R.L. Stine, author of the “Goosebumps” series, was awarded from 1993 to 1995 for being the best-selling author in America. The Guinness Book of World Records also awarded him with best-selling series author in history. His horror series have sold more than 350 million copies in the U.S. and are published in 32 languages.
As he continues to scare children with his series “Fear Street,” due to his fans’ requests on social media, he has also targeted his original child readers – now in their twenties and thirties – with new horror stories for adults. “Red Rain” and “Temptation” both demonstrate how Stine can continue to scare his original readers no matter how old they are.
Dav Pilkey, author of “Captain Underpants,” started his first illustration of his long-lived hero when he was in the second grade.

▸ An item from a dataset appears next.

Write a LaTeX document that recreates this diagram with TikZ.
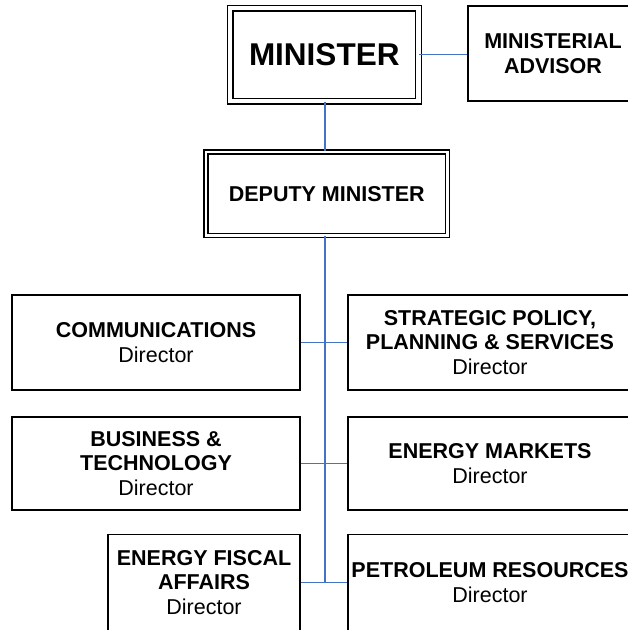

Through his elementary to university level education he continued to draw and write his character. At age 19 he was finally published while attending Kent University.
Pilkey and his wife currently live in the Pacific Northwest and he still write the “Captain Underpants” series while illustrating many other children book series. The series alone has sold more than 70 million copies and the number continues to rise.
Lois Lowry, author of “The Giver” has won two Newbery Medals for “Number the Stars” in 1990 and “The Giver” in 1994. A film adaptation of “The Giver” sparked much nostalgia and appreciation for the original inspiration. Today, Lowry lives in Cambridge, Mass. at age 78 with four children who carry out her legacy.
Lowry continues to do interviews and shoot photography to aid other children books.
These authors are what filled the minds of students growing up. Not only did they entertain students at such young ages, but they shaped their imaginations as well as their artistic and creative sides.